Un bel album, même si je ne trouve pas ça très malin d'avoir mis tous les textes en majuscules. Une belle réédition du recueil «
Je voudrais pas crever», en hommage à l'illustrateur Martin Maatje, mort avant d'avoir pu faire aboutir son projet de livre avec le poème de
Vian «Quand j'aurais du vent dans mon crâne». du coup «les copains ont repris le pinceau là où il l'avait posé», nous explique-t-on, et c'est réussi.
Si les illustrations sont sympas, le ton des poèmes de
Vian lui, avec sa drôle de façon de mêler la joyeuseté et le tragique de la vie, a un charme fou.

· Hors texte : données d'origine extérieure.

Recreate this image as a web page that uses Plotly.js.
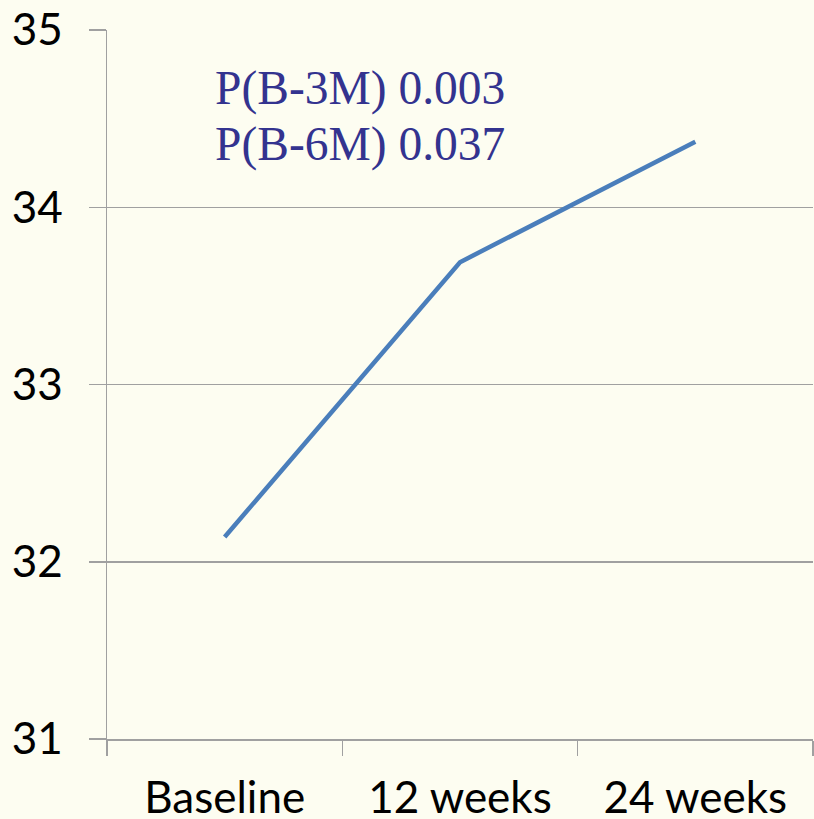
<!DOCTYPE html>
<html>
<head>
<meta charset="utf-8">
<script src="https://cdn.plot.ly/plotly-3.0.1.min.js"></script>
<style>html,body{margin:0;padding:0;background:#FDFDF1;}</style>
</head>
<body>
<div id="chart" style="width:814px;height:819px;"></div>
<script>
const categories = ["Baseline", "12 weeks", "24 weeks"];
const values = [32.14, 33.69, 34.37];
const yTicks = [31, 32, 33, 34, 35];
const notes = ["P(B-3M) 0.003", "P(B-6M) 0.037"];

const trace = {
  x: categories,
  y: values,
  type: "scatter",
  mode: "lines",
  line: {color: "#4A7EBB", width: 4.5},
  hoverinfo: "skip"
};

const layout = {
  width: 814, height: 819,
  margin: {l: 107, r: 1, t: 30, b: 80},
  paper_bgcolor: "#FDFDF1",
  plot_bgcolor: "#FDFDF1",
  showlegend: false,
  font: {family: "Lato, 'Open Sans', sans-serif", color: "#000000"},
  xaxis: {
    type: "category",
    range: [-0.5, 2.5],
    tickson: "boundaries",
    ticks: "outside",
    ticklen: 15,
    tickwidth: 1.5,
    tickcolor: "#A0A0A0",
    showline: true,
    linecolor: "#A0A0A0",
    linewidth: 1.5,
    showgrid: false,
    zeroline: false,
    tickfont: {size: 44, family: "Lato, sans-serif", color: "#000"},
    ticklabelstandoff: 20
  },
  yaxis: {
    range: [31, 35],
    tickvals: yTicks,
    ticktext: yTicks.map(String),
    ticks: "outside",
    ticklen: 17,
    tickwidth: 1.5,
    tickcolor: "#A0A0A0",
    showline: true,
    linecolor: "#A0A0A0",
    linewidth: 1.5,
    showgrid: true,
    gridcolor: "#A0A0A0",
    gridwidth: 1.5,
    zeroline: false,
    tickfont: {size: 44, family: "Lato, sans-serif", color: "#000"},
    ticklabelstandoff: 17
  },
  annotations: [
    {xref: "paper", yref: "paper", x: 0.150, y: 0.9168, xanchor: "left", yanchor: "middle",
     text: notes[0], showarrow: false,
     font: {family: "'Liberation Serif', 'DejaVu Serif', serif", size: 47.5, color: "#33338F"}},
    {xref: "paper", yref: "paper", x: 0.150, y: 0.839, xanchor: "left", yanchor: "middle",
     text: notes[1], showarrow: false,
     font: {family: "'Liberation Serif', 'DejaVu Serif', serif", size: 47.5, color: "#33338F"}}
  ]
};

Plotly.newPlot("chart", [trace], layout, {displayModeBar: false, staticPlot: true});
</script>
</body>
</html>
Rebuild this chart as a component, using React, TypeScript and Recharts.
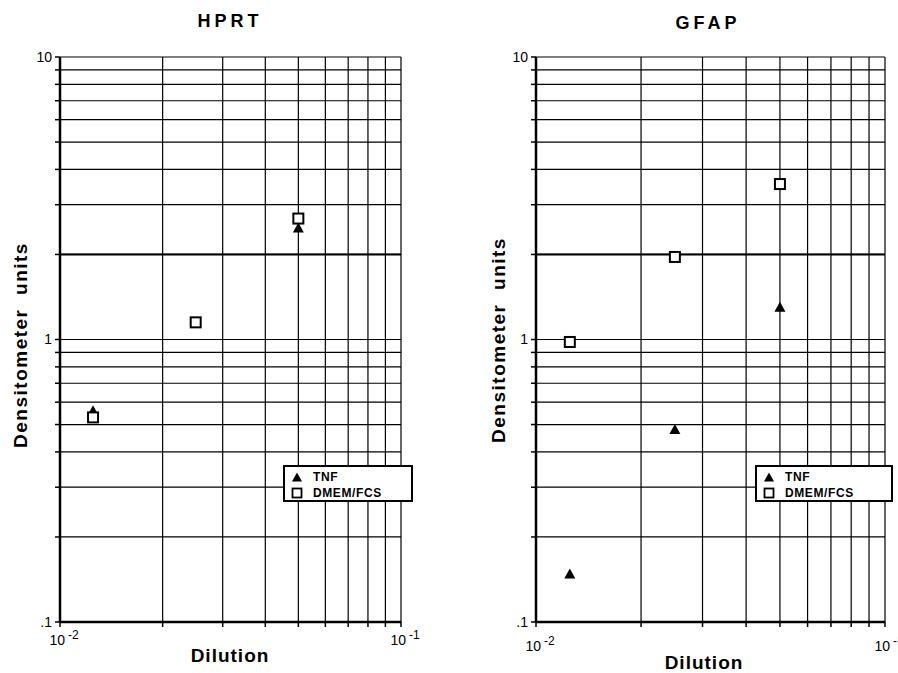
import React from 'react';
import { ScatterChart, Scatter, XAxis, YAxis, CartesianGrid, ReferenceLine } from 'recharts';

const dilution = [0.0125, 0.025, 0.05];
const hprtTNF = [0.56, 1.15, 2.48];
const hprtDMEM = [0.53, 1.15, 2.68];
const gfapTNF = [0.148, 0.48, 1.3];
const gfapDMEM = [0.98, 1.96, 3.55];

const xTicks = [0.01, 0.02, 0.03, 0.04, 0.05, 0.06, 0.07, 0.08, 0.09, 0.1];
const yTicks = [0.1, 0.2, 0.3, 0.4, 0.5, 0.6, 0.7, 0.8, 0.9, 1, 2, 3, 4, 5, 6, 7, 8, 9, 10];
const yTickLabels: Record<string, string> = { '0.1': '.1', '1': '1', '10': '10' };
const xTickExp: Record<string, string> = { '0.01': '-2', '0.1': '-1' };
const seriesNames = ['TNF', 'DMEM/FCS'];

const FONT = '"Liberation Sans", Arial, Helvetica, sans-serif';

const toPts = (ys: number[]) => dilution.map((x, i) => ({ x, y: ys[i] }));

const Triangle = (props: any) => {
  const { cx, cy } = props;
  if (cx == null || cy == null) return <g />;
  return <path d={`M${cx},${cy - 5.5}L${cx + 5.5},${cy + 4.5}L${cx - 5.5},${cy + 4.5}Z`} fill="#000" />;
};
const Square = (props: any) => {
  const { cx, cy } = props;
  if (cx == null || cy == null) return <g />;
  return <rect x={cx - 5} y={cy - 5} width={10} height={10} fill="#fff" stroke="#000" strokeWidth={2} />;
};

const makeXTick = (dy: number) => (props: any) => {
  const { x, y, payload } = props;
  const exp = xTickExp[String(payload.value)];
  if (!exp) return <g />;
  return (
    <text x={x + 4} y={y + dy} textAnchor="middle" fontSize={14} fontFamily={FONT} fill="#000">
      <tspan>10</tspan>
      <tspan dx={3} dy={-6} fontSize={12}>{exp}</tspan>
    </text>
  );
};

type PanelProps = {
  left: number;
  yAxisWidth: number;
  rightMargin: number;
  tnf: number[];
  dmem: number[];
  tickDy: number;
};

const Panel = ({ left, yAxisWidth, rightMargin, tnf, dmem, tickDy }: PanelProps) => (
  <div style={{ position: 'absolute', left, top: 0 }}>
    <ScatterChart
      width={449}
      height={673}
      margin={{ top: 57, right: rightMargin, bottom: 11, left: 0 }}
    >
      <CartesianGrid stroke="#000" strokeWidth={1.2} />
      <XAxis
        dataKey="x"
        type="number"
        scale="log"
        domain={[0.01, 0.1]}
        ticks={xTicks}
        allowDataOverflow
        height={40}
        tickSize={5}
        tickLine={{ stroke: '#000', strokeWidth: 1.5 }}
        axisLine={{ stroke: '#000', strokeWidth: 2.5 }}
        tick={makeXTick(tickDy)}
        interval={0}
      />
      <YAxis
        dataKey="y"
        type="number"
        scale="log"
        domain={[0.1, 10]}
        ticks={yTicks}
        allowDataOverflow
        width={yAxisWidth}
        tickSize={5}
        tickMargin={3}
        interval={0}
        tickLine={{ stroke: '#000', strokeWidth: 1.5 }}
        axisLine={{ stroke: '#000', strokeWidth: 2.5 }}
        tick={{ fontSize: 14, fontFamily: FONT, fill: '#000' }}
        tickFormatter={(v: number) => yTickLabels[String(v)] ?? ''}
      />
      <ReferenceLine y={2} stroke="#000" strokeWidth={2} />
      <Scatter name={seriesNames[0]} data={toPts(tnf)} shape={Triangle} isAnimationActive={false} />
      <Scatter name={seriesNames[1]} data={toPts(dmem)} shape={Square} isAnimationActive={false} />
    </ScatterChart>
  </div>
);

const Label = ({ x, y, text, size, spacing, rotate }: any) => (
  <div
    style={{
      position: 'absolute',
      left: x,
      top: y,
      transform: `translate(-50%, -50%)${rotate ? ' rotate(-90deg)' : ''}`,
      fontFamily: FONT,
      fontWeight: 'bold',
      fontSize: size,
      letterSpacing: spacing,
      lineHeight: 1,
      whiteSpace: 'pre',
      color: '#000',
    }}
  >
    {text}
  </div>
);

const LegendBox = ({ left, top, width, height }: any) => (
  <div
    style={{
      position: 'absolute',
      left,
      top,
      width,
      height,
      boxSizing: 'border-box',
      border: '2px solid #000',
      background: '#fff',
      fontFamily: FONT,
      fontWeight: 'bold',
      fontSize: 12,
      letterSpacing: 0.6,
      color: '#000',
    }}
  >
    {seriesNames.map((name, i) => (
      <div key={name} style={{ position: 'absolute', left: 6, top: i === 0 ? 3 : 19, height: 14, display: 'flex', alignItems: 'center' }}>
        <svg width={12} height={12} style={{ display: 'block' }}>
          {i === 0 ? (
            <path d="M6,1.5L11,10.5L1,10.5Z" fill="#000" />
          ) : (
            <rect x={1.5} y={1.5} width={9} height={9} fill="#fff" stroke="#000" strokeWidth={1.8} />
          )}
        </svg>
        <span style={{ marginLeft: 10 }}>{name}</span>
      </div>
    ))}
  </div>
);

export default function App() {
  return (
    <div style={{ position: 'absolute', left: 0, top: 0, width: 898, height: 673, overflow: 'hidden', background: '#fff' }}>
      <Panel left={0} yAxisWidth={60} rightMargin={48} tnf={hprtTNF} dmem={hprtDMEM} tickDy={16} />
      <Panel left={449} yAxisWidth={87} rightMargin={13} tnf={gfapTNF} dmem={gfapDMEM} tickDy={22} />
      <Label x={230} y={21} text="HPRT" size={18} spacing={4} />
      <Label x={708} y={23} text="GFAP" size={18} spacing={4} />
      <Label x={20} y={345} text={'Densitometer  units'} size={19} spacing={1.5} rotate />
      <Label x={498} y={340} text={'Densitometer  units'} size={19} spacing={1.5} rotate />
      <Label x={230} y={655} text="Dilution" size={19} spacing={1} />
      <Label x={704} y={662} text="Dilution" size={19} spacing={1} />
      <LegendBox left={283} top={465} width={130} height={37} />
      <LegendBox left={755} top={465} width={138} height={37} />
    </div>
  );
}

Ça nous parle de la mort avec des jeux de mots macabrement réjouissants
«Quand j'aurai du vent dans mon crâne
Quand j'aurai du vert sur mes osses
P'tête qu'on croira que je ricane
Mais ça sera une impression fosse»
Ça nous parle de la vie, du monde qui n'est pas toujours bien marrant, et souvent carrément terrible, mais tant qu'le ciel ne nous tombe pas sur la tête, hein, il y aura toujours l'élan vital à quoi se raccrocher, le truc essentiel de sentir en soi la vie vivante
«Ils peuvent casser le monde
En petits morceaux
Il en reste assez pour moi
Il en reste assez
J'aurais toujours un peu d'air
Un petit filet de vie
Dans l'oeil un peu de lumière
Et le vent dans les orties»
Ça nous parle de la création poétique, qui n'est pas toujours bien facile quand on passe après les autres
«Alors moi qu'est-ce qui me reste
Ils ont pris tous les mots commodes
Les beaux mots à faire du verbe
Les écumants, les chauds, les gros
Les cieux, les astres, les lanternes
Et ces brutes molles de vagues
Ragent rongent les rochers rouges
C'est plein de ténèbre et de cris
C'est plein de sang et plein de sexe
Plein de ventouses et de rubis
Alors moi qu'est-ce qui me reste»
En vrai, il en reste assez pour lui et sa créativité débordante fait jaillir un univers poétique inédit, surprenant, bien à lui, où l'inventivité et l'humour noir, l'émotion et la fantaisie, ont largement de quoi emballer le lecteur.